Turkey demanded that Israel cancel the territorial treaty between the nations because it was a challenge to Turkeys renascent regional interests (read hegemony). This, like the Mari Marmara incident tells us much about the way Turkey views itself.

Words like megalomania and superpower pretensions, imperialism and theological militancy are the way we should perhaps be viewing this. It is scary. Perception is important. If Israel cannot stand its ground against an enemy that until recently was an ally then it cannot resist the demands of its Palestinian enemy whose theologically prescribed demands are no different to Turkeys. The victim-hood that Palestine portrays can only be theologically assuaged by the destruction of Israel and the annihilation of its Jewish population.

Turkish sovereignty demanded that the Mavi Marmaras' anti-Jewish fundamentalists be prevented from boarding the vessel and that the ship be prevented from leaving from a Turkish port. Members of the Turkish government were not simply complicit but actively involved in an Islamic charity that remains fundamentally racist.  The IHH was openly intent on inciting a violent incident.  The Turkish government must therefore be seen as being complicit in challenging Israeli sovereignty; Israel’s right to self-defense was challenged by the Turkish government, not just the IHH.

If Israel is therefore persuaded to pay compensation to these self-styled Islamic ‘martyrs’ then Turkey must pay compensation to Israel for the cost of preventing this assault.
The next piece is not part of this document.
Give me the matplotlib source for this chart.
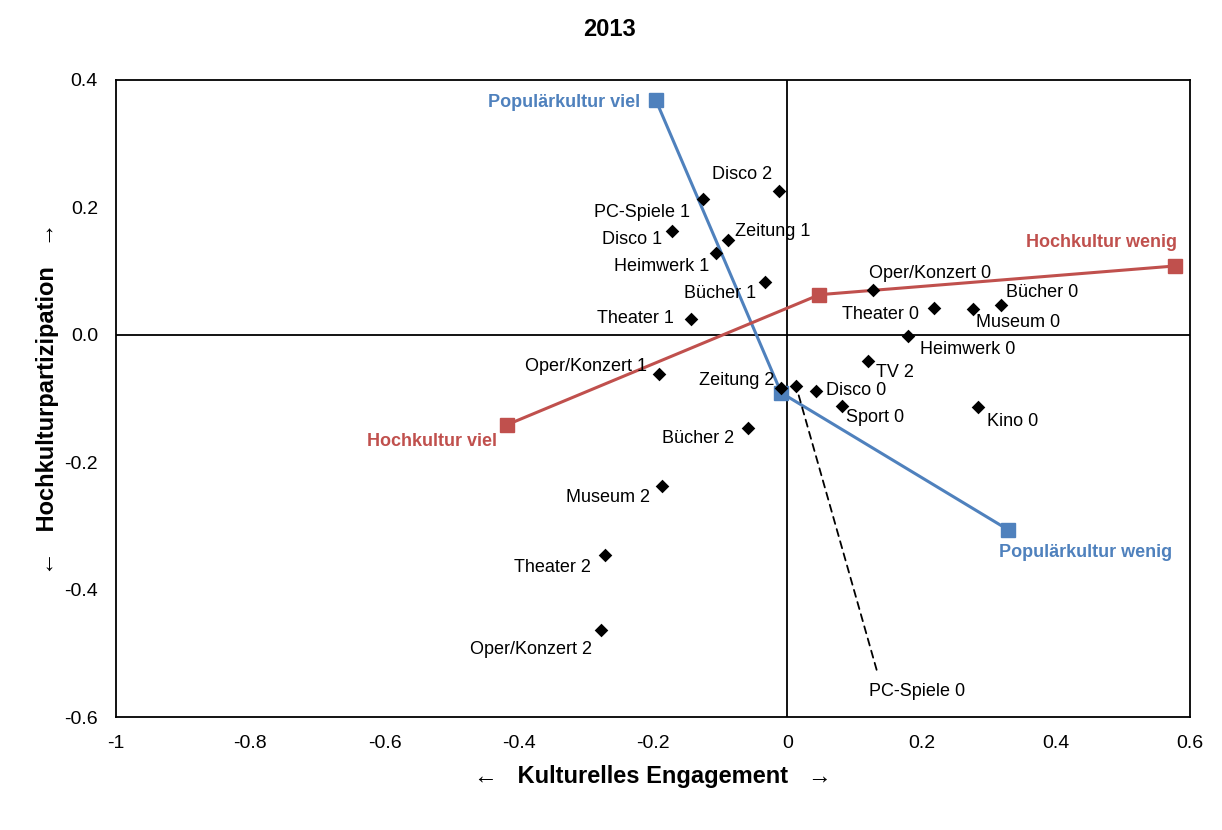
import matplotlib
matplotlib.use("Agg")
import matplotlib.pyplot as plt

plt.rcParams['font.family'] = ['Liberation Sans', 'DejaVu Sans']

# Category points (label, x, y)
point_labels = ["Disco 2", "PC-Spiele 1", "Disco 1", "Zeitung 1", "Heimwerk 1", "Bücher 1",
                "Theater 1", "Oper/Konzert 0", "Theater 0", "Museum 0", "Bücher 0",
                "Heimwerk 0", "TV 2", "Disco 0", "Sport 0", "Kino 0", "PC-Spiele 0",
                "Zeitung 2", "Oper/Konzert 1", "Bücher 2", "Museum 2", "Theater 2",
                "Oper/Konzert 2"]
point_x = [-0.013, -0.126, -0.171, -0.089, -0.106, -0.033, -0.143, 0.128, 0.219, 0.277,
           0.318, 0.180, 0.121, 0.043, 0.082, 0.284, 0.013, -0.009, -0.191, -0.058,
           -0.187, -0.271, -0.278]
point_y = [0.226, 0.213, 0.163, 0.149, 0.129, 0.083, 0.025, 0.071, 0.042, 0.041, 0.047,
           -0.002, -0.041, -0.088, -0.111, -0.113, -0.080, -0.083, -0.062, -0.146,
           -0.238, -0.345, -0.464]

# Supplementary variables (3 points each)
pop_x = [-0.196, -0.009, 0.329]
pop_y = [0.369, -0.091, -0.306]
hoch_x = [-0.417, 0.048, 0.577]
hoch_y = [-0.141, 0.063, 0.108]

BLUE = "#4F81BD"
RED = "#C0504D"
FS = 13

fig = plt.figure(figsize=(12.22, 8.30), dpi=100)
ax = fig.add_axes([116/1222, 1-717/830, (1190-116)/1222, (717-80)/830])

ax.set_xlim(-1, 0.6)
ax.set_ylim(-0.6, 0.4)

ax.axhline(0, color="black", lw=1.3, zorder=1)
ax.axvline(0, color="black", lw=1.3, zorder=1)

# label offsets in pixels (dx, dy, ha)
offsets = {
    "Disco 2": (-36, 16, "center"),
    "PC-Spiele 1": (-13, -13, "right"),
    "Disco 1": (-10, -9, "right"),
    "Zeitung 1": (7, 8, "left"),
    "Heimwerk 1": (-7, -14, "right"),
    "Bücher 1": (-9, -12, "right"),
    "Theater 1": (-17, 0, "right"),
    "Oper/Konzert 0": (-4, 16, "left"),
    "Theater 0": (-15, -6, "right"),
    "Museum 0": (3, -14, "left"),
    "Bücher 0": (5, 12, "left"),
    "Heimwerk 0": (12, -13, "left"),
    "TV 2": (8, -12, "left"),
    "Disco 0": (10, 0, "left"),
    "Sport 0": (4, -12, "left"),
    "Kino 0": (9, -15, "left"),
    "Zeitung 2": (-7, 7, "right"),
    "Oper/Konzert 1": (-12, 8, "right"),
    "Bücher 2": (-14, -11, "right"),
    "Museum 2": (-12, -11, "right"),
    "Theater 2": (-14, -13, "right"),
    "Oper/Konzert 2": (-9, -19, "right"),
}

ax.plot(pop_x, pop_y, color=BLUE, lw=2.2, marker="s", ms=10, zorder=3)
ax.plot(hoch_x, hoch_y, color=RED, lw=2.2, marker="s", ms=10, zorder=3)
ax.scatter(point_x, point_y, marker="D", s=48, color="black", zorder=4, linewidths=0)

for lab, x, y in zip(point_labels, point_x, point_y):
    if lab == "PC-Spiele 0":
        ax.annotate(lab, xy=(x, y), xytext=(121, -306), textcoords="offset pixels",
                    ha="center", va="center", fontsize=FS,
                    arrowprops=dict(arrowstyle="-", color="black", lw=1.3,
                                    linestyle=(0, (4, 3)), relpos=(0.12, 1.0),
                                    shrinkA=8, shrinkB=7))
        continue
    dx, dy, ha = offsets[lab]
    ax.annotate(lab, xy=(x, y), xytext=(dx, dy), textcoords="offset pixels",
                ha=ha, va="center", fontsize=FS, zorder=5)

ax.annotate("Populärkultur viel", xy=(pop_x[0], pop_y[0]), xytext=(-16, -3),
            textcoords="offset pixels", ha="right", va="center", fontsize=FS,
            fontweight="bold", color=BLUE)
ax.annotate("Populärkultur wenig", xy=(pop_x[2], pop_y[2]), xytext=(-9, -23),
            textcoords="offset pixels", ha="left", va="center", fontsize=FS,
            fontweight="bold", color=BLUE)
ax.annotate("Hochkultur viel", xy=(hoch_x[0], hoch_y[0]), xytext=(-10, -17),
            textcoords="offset pixels", ha="right", va="center", fontsize=FS,
            fontweight="bold", color=RED)
ax.annotate("Hochkultur wenig", xy=(hoch_x[2], hoch_y[2]), xytext=(2, 24),
            textcoords="offset pixels", ha="right", va="center", fontsize=FS,
            fontweight="bold", color=RED)

xticks = [-1, -0.8, -0.6, -0.4, -0.2, 0, 0.2, 0.4, 0.6]
xticklabels = ["-1", "-0.8", "-0.6", "-0.4", "-0.2", "0", "0.2", "0.4", "0.6"]
yticks = [-0.6, -0.4, -0.2, 0.0, 0.2, 0.4]
yticklabels = ["-0.6", "-0.4", "-0.2", "0.0", "0.2", "0.4"]
ax.set_xticks(xticks)
ax.set_xticklabels(xticklabels, fontsize=14)
ax.set_yticks(yticks)
ax.set_yticklabels(yticklabels, fontsize=14)
ax.tick_params(length=0, pad=13)

for s in ax.spines.values():
    s.set_color("black")
    s.set_linewidth(1.3)

ax.set_xlabel("\u2190   Kulturelles Engagement   \u2192", fontsize=17, fontweight="bold",
              labelpad=9)
ax.set_ylabel("\u2190   Hochkulturpartizipation   \u2192", fontsize=17, fontweight="bold",
              labelpad=4)
fig.text(610/1222, 1-29/830, "2013", ha="center", va="center", fontsize=17,
         fontweight="bold")

fig.savefig("out.png", dpi=100)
It must also apologize to Israel for its failure to muzzle its dogs of war and for the racist mutterings of its religious fanatics before, during and after the incident.  Turkey must apologize for the religious bigotry it has permitted to be waged from its shores and it must apologize to Israel and to the Jewish people for the incitement in its press.

After all, sovereign nations have obligations towards their neighbours as well as responsibilities to control the rabid bigots in their midst.

And yes, it is time that Israel muzzled its increasingly vocal, home-grown fundamentalist bigots.

Both nations need to free up debate and to focus on the internal threat to their national souls. I think the difference is that Turkey has in its soul, a taste for blood and conquest while Israel’s bigots have arisen because the voice of history has scarred its racial memory.  It is now in the process of silencing the majority whose disaffection with Israel’s Jewish mullahs has made them ignorant of the tolerance that is at the heart of Jewish history. People do not respond to hate and bigotry with love and kindness.  The deafening choir of Islamic prejudice is the proximate excuse for greater bigotry in Israeli society; the distant cause is an absence of political will to crush it.

In 1948 Arab League Chief Abdul Rahman Azzam, declared that the Arab invasion to Israel would be a mass war of extermination to be mentioned in the same breath as the Mongolian and Crusader massacres.  This is the essence of HAMAS and Israel’s erstwhile friend and now interlocutor, Turkey.

Civility in public debate is about being able to demonstrate that differences even when they are deep will be handled without histrionics.  This civility was publicly absent at the Davos summit in 2009 when Erdogan exploded with anger on a stage he shared with Israeli President Shimon Peres. It proved Islamic Turkey’s inability to accept that infidel nations have the right of self defense. No other explanation is possible when compared to the brutality of Turkeys treatment of its own Turkish minority, its ongoing championing of Islamic regimes of irredeemable brutality (such as the Sudan, Somalia and Iran to name but a sampling of tainted Islamic regimes) and its continuing denial of the Armenian genocide.